The second is a “weird bug” in the software. The kind which ends up on email threads as “that missing record issue” or “the thing from last Thursday”. These come in two flavours: slow burners and sudden flashes. These are disasters, just not the lights-out version you get with hardware. They are critical to your customers, your brand will be hurt and your dev team - who are hard at work on the release due in 4 weeks time - is distracted.

What do you do?

A software disaster, unlike a hardware disaster, can’t usually be rolled back or replaced with a “working one”. Worse still, a software disaster can corrupt the business data, as more data flows through the corrupt code. Then things are only set to get worse.

The fact therefore is this: as more infrastructure issues become software, and as more systems become interconnected, the cause of disasters is moving around the stack from the well understood kill-and-replace methodology to the difficult what-the-hell-is-happening panic. This is where your software DR planning needs to live.

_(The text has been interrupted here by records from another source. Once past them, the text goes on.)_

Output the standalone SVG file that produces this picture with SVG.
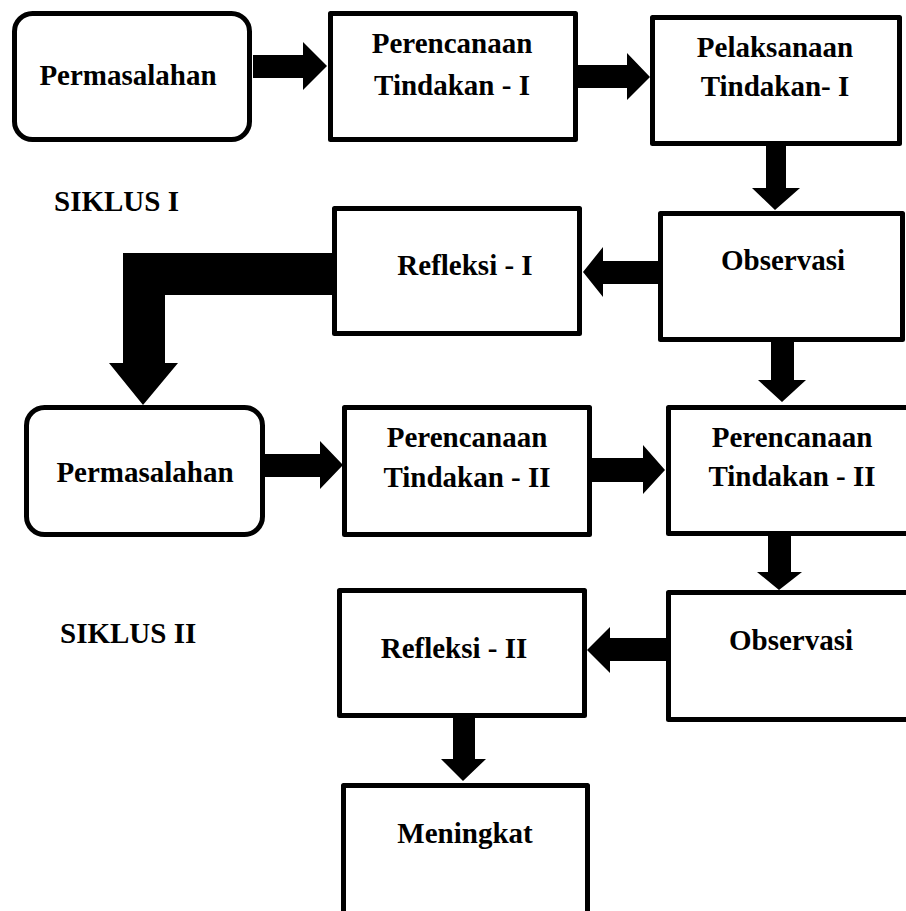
<svg xmlns="http://www.w3.org/2000/svg" width="906" height="911" viewBox="0 0 906 911">
<style>
.box{fill:#fff;stroke:#000;stroke-width:5;stroke-linejoin:round}
.t{font-family:"Liberation Serif","Times New Roman",serif;font-weight:bold;font-size:29px;fill:#000;text-anchor:middle}
.lbl{font-family:"Liberation Serif","Times New Roman",serif;font-weight:bold;font-size:29px;fill:#000}
.arr{fill:#000;stroke:none}
</style>
<rect width="906" height="911" fill="#fff"/>
<g id="connectors">
<polygon class="arr" points="253,55 303,55 303,42 327,66 303,90 303,78 253,78"/>
<polygon class="arr" points="578,65 627,65 627,53 650,77 627,100 627,88 578,88"/>
<polygon class="arr" points="766,146 786,146 786,188 800,188 775,210 752,188 766,188"/>
<polygon class="arr" points="658,261 603,261 603,247 583,272 603,297 603,284 658,284"/>
<polygon class="arr" points="332,253 123,253 123,363 109,363 143,405 178,363 165,363 165,295 332,295"/>
<polygon class="arr" points="771,342 794,342 794,380 806,380 782,402 758,380 771,380"/>
<polygon class="arr" points="265,454 320,454 320,441 343,465 320,489 320,477 265,477"/>
<polygon class="arr" points="592,458 643,458 643,445 665,470 643,494 643,482 592,482"/>
<polygon class="arr" points="768,536 791,536 791,572 802,572 779,590 757,572 768,572"/>
<polygon class="arr" points="666,638 610,638 610,627 587,650 610,673 610,661 666,661"/>
<polygon class="arr" points="453,718 475,718 475,759 486,759 463,781 441,759 453,759"/>
</g>
<g id="permasalahan1">
<rect class="box" x="14.5" y="13.5" width="235" height="126" rx="18"/>
<text class="t" x="128" y="85">Permasalahan</text>
</g>
<g id="perencanaan1">
<rect class="box" x="330.5" y="13.5" width="245" height="126"/>
<text class="t" x="452" y="53">Perencanaan</text>
<text class="t" x="452" y="95">Tindakan - I</text>
</g>
<g id="pelaksanaan1">
<rect class="box" x="652.5" y="17.5" width="247" height="126"/>
<text class="t" x="775" y="57">Pelaksanaan</text>
<text class="t" x="775" y="96">Tindakan- I</text>
</g>
<g id="siklus1">
<text class="lbl" x="54" y="211">SIKLUS I</text>
</g>
<g id="observasi1">
<rect class="box" x="660.5" y="213.5" width="242" height="126"/>
<text class="t" x="783" y="270">Observasi</text>
</g>
<g id="refleksi1">
<rect class="box" x="334.5" y="208.5" width="245" height="125"/>
<text class="t" x="465" y="275">Refleksi - I</text>
</g>
<g id="permasalahan2">
<rect class="box" x="26.5" y="407.5" width="236" height="127" rx="18"/>
<text class="t" x="145" y="482">Permasalahan</text>
</g>
<g id="perencanaan2a">
<rect class="box" x="344.5" y="407.5" width="245" height="127"/>
<text class="t" x="467" y="447">Perencanaan</text>
<text class="t" x="467" y="487">Tindakan - II</text>
</g>
<g id="perencanaan2b">
<rect class="box" x="668.5" y="407.5" width="260" height="126"/>
<text class="t" x="792" y="447">Perencanaan</text>
<text class="t" x="792" y="486">Tindakan - II</text>
</g>
<g id="siklus2">
<text class="lbl" x="60" y="643">SIKLUS II</text>
</g>
<g id="observasi2">
<rect class="box" x="668.5" y="592.5" width="260" height="127"/>
<text class="t" x="791" y="650">Observasi</text>
</g>
<g id="refleksi2">
<rect class="box" x="339.5" y="590.5" width="245" height="125"/>
<text class="t" x="454" y="658">Refleksi - II</text>
</g>
<g id="meningkat">
<rect class="box" x="343.5" y="785.5" width="244" height="140"/>
<text class="t" x="465" y="843">Meningkat</text>
</g>
</svg>
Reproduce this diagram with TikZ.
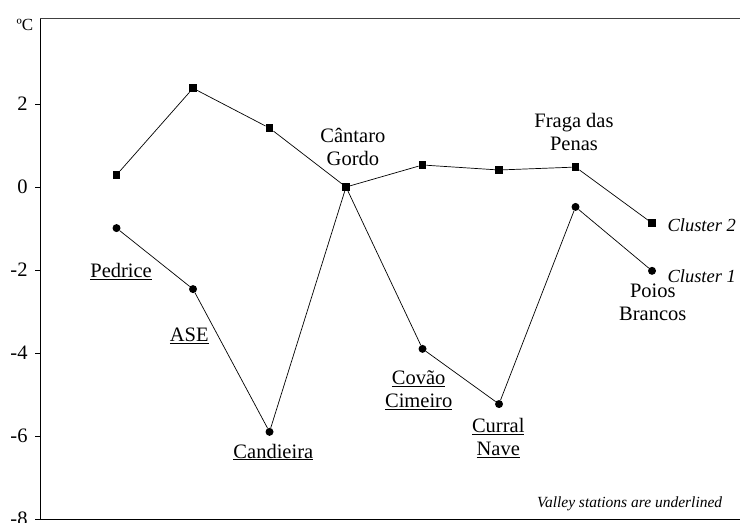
\documentclass[tikz,border=0pt]{standalone}
\usepackage{fontspec}
\setmainfont{Liberation Serif}

\begin{document}
\begin{tikzpicture}[x=76.5pt, y=41.5pt,
  sqmark/.style={rectangle, fill=black, inner sep=0pt, minimum size=7.5pt},
  dotmark/.style={circle, fill=black, inner sep=0pt, minimum size=8pt},
  series/.style={line width=0.7pt},
  lbl/.style={font=\fontsize{20.5}{23}\selectfont, align=center, inner sep=0pt},
  tag/.style={font=\fontsize{18.5}{22}\selectfont\itshape, inner sep=0pt, anchor=base west}]
\useasboundingbox (-0.523,-8.096) rectangle (9.150,4.506);
\draw[line width=0.9pt, black!75] (0,4.05) -- (9.15,4.05);
\draw[line width=1pt] (0,4.05) -- (0,-8) -- (9.15,-8);
\foreach \v in {2,0,-2,-4,-6,-8}
  \draw[line width=0.9pt] ([xshift=-5pt]0,\v) -- (0,\v) node[lbl, anchor=east, xshift=-12pt] (tick\v) {\v};
\node[font=\fontsize{17}{20}\selectfont, inner sep=0pt, anchor=base] (unit) at (-0.196,3.78) {ºC};
\node[sqmark] (s1) at (1,0.29) {};
\node[sqmark] (s2) at (2,2.38) {};
\node[sqmark] (s3) at (3,1.42) {};
\node[sqmark] (s4) at (4,0) {};
\node[sqmark] (s5) at (5,0.53) {};
\node[sqmark] (s6) at (6,0.41) {};
\node[sqmark] (s7) at (7,0.48) {};
\node[sqmark] (s8) at (8,-0.87) {};
\node[dotmark] (c1) at (1,-0.99) {};
\node[dotmark] (c2) at (2,-2.46) {};
\node[dotmark] (c3) at (3,-5.9) {};
\node[dotmark] (c5) at (5,-3.9) {};
\node[dotmark] (c6) at (6,-5.23) {};
\node[dotmark] (c7) at (7,-0.48) {};
\node[dotmark] (c8) at (8,-2.02) {};
\draw[series] (s1) -- (s2) -- (s3) -- (s4) -- (s5) -- (s6) -- (s7) -- (s8);
\draw[series] (c1) -- (c2) -- (c3) -- (s4) -- (c5) -- (c6) -- (c7) -- (c8);
\node[lbl, anchor=base] (pedrice) at (1.06,-2.19) {\underline{Pedrice}};
\node[lbl, anchor=base] (ase) at (1.95,-3.73) {\underline{ASE}};
\node[lbl, anchor=base] (candieira) at (3.05,-6.53) {\underline{Candieira}};
\node[lbl, anchor=base] (cantaro) at (4.09,0.53) {Cântaro\\Gordo};
\node[lbl, anchor=base] (covao) at (4.95,-5.32) {\underline{Covão}\\\underline{Cimeiro}};
\node[lbl, anchor=base] (curral) at (5.99,-6.48) {\underline{Curral}\\\underline{Nave}};
\node[lbl, anchor=base] (fraga) at (6.98,0.87) {Fraga das\\Penas};
\node[lbl, anchor=base] (poios) at (8.01,-3.22) {Poios\\Brancos};
\node[tag] (cluster2) at (8.2,-1.08) {Cluster 2};
\node[tag] (cluster1) at (8.2,-2.29) {Cluster 1};
\node[font=\fontsize{15.5}{18}\selectfont\itshape, inner sep=0pt, anchor=base east] (note) at (8.92,-7.73) {Valley stations are underlined};
\end{tikzpicture}
\end{document}
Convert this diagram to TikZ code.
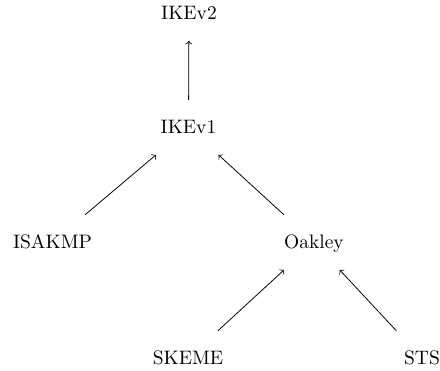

The solutions employed to address the what-the-hell-is-happening panic boil down to gathering as much information as possible (and coffee). And this is why debugging in production is such an essential (yet often overlooked) part of an organisation’s disaster recovery strategy.

Unlike infrastructure, which commands budgets that allow for double or more the required capacity (double the routers and failover databases), software relies on good logs and the other sources of information. That means that developers must have good judgement about logging, which includes logging something they aren’t thinking about, isn’t in the spec, and doesn’t really matter to anyone at the time they are writing the software.

"We need to rely on software to help us build quality software"

If the infrastructure fails, you replace it because you have a methodology for it. But if the software fails, the disaster distracts not only the team from their deadlines (and their weekends), but the customer service team, the support team and potentially account managers and press. Avoidable problems are always the most annoying.

The deadline will be missed or done at a stretch, which probably means letting the quality slip. And the cycle continues.

The lesson which comes from every disaster is to include the software monitoring as part of your disaster recovery plan, and not to leave it as something for the coders to think about while they’re writing the code. You need detailed in-application monitoring which records as much detail as possible as that when - not if - you’re hit by a disaster, you know that the development team has access to all the information on what happened and can reduce the disaster time.

We can’t rely on developers to plug in extra statements printing out the events in every line of the code. We need to rely on software to help us build quality software.